Benjamin Franklin once said "the only thing certain in life is death and taxes". He was exactly right, if you are single with assets (home, investments, trusts) you will be taxed immediately upon death. If you are married, the tax can potentially be delayed until your surviving spouse dies. Other than your primary residence and the first $500,000 of capital gains on a small business, taxes will be due on all other property after both spouses die.

#5 All of my insurance is in order.

I have yet to meet a client who did not have inadequate limits, unnecessary coverage or inappropriate deductibles. Additionally, consumers are generally unaware of all the factors that need to be considered for each type of policy whether it is life insurance, disability insurance, critical illness insurance or car insurance.

#6 I'm saving enough for retirement.

According to the Employee Benefits Research Institute, 73% of Americans are unsure that they will have enough money for retirement. In order to be sure that you are saving enough for retirement, you have to develop a financial plan thoroughly outlining all of the major events you can see happening in your life and the amount of cash it will take to fund these. People often underestimate the amount of cash they will need because of the following reasons:

They believe they will be able to work until death They believe they will die before their money will run out Living under these assumptions are dangerous bets and tend to leave people struggling later in life. Additionally, with advancements in technology people are living longer and some doctors predict that people today may be able to live to 100. It is time to create a plan that will get you financially secure in retirement, whatever the outcome.
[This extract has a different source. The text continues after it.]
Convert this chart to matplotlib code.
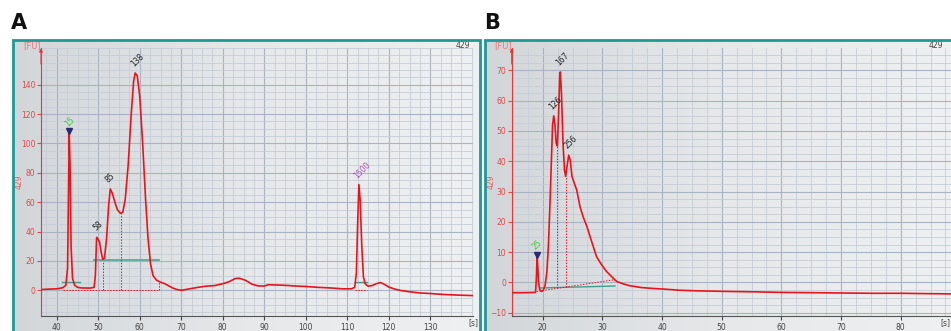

#7 My estate will pass according to my will.

A will is a very powerful document and if valid, it will only cover your probate estate. Jointly owned property, retirement plans and life insurance proceeds are not covered by your will. Check with a an attorney and financial representative on how you can secure all of your assets transferring to who you want, when you want.

#8 If I died today, my family would know what my wishes would be.

This is not necessarily true, many people thought that their family knew their wishes and after passing, many problems arose. A will and power of attorney are probably the most important documents you will ever write. By writing these documents and letting loved ones know that you have done so can ease the pain and confusion in the event of your death. If you die without a will, the state will decide how to distribute your estate. If you have children who are minors, the state government through the public trustee will decide who will raise them and care for them. Children might be taken into public custody until guardians are identified. This situation may occur if you become incapacitated and do not have a true power of attorney. You should be reminded that the wishes and directions that you place in your will do not have legal authority until you have died.

#9 Social Security will provide most of my retirement income.

Social Security benefits on average cover only 40% of your average lifetime earnings. An example is below: John has worked for 30 years and his average salary for all 30 years of work is $75,000. When John retires, the government will pay him approximately $30,000 ($75,000 * .04). If John is accustomed to living comfortably on a $75,000 income he is going to need $45,000 ($75,000 - $30,000) in additional income to offset what is not covered by social security. Understanding that Social Security is only a supplement to your income after you are unable to work is key. Get financial advice from a professional who can help you determine what you need after retirement and the steps you need to take to get there now.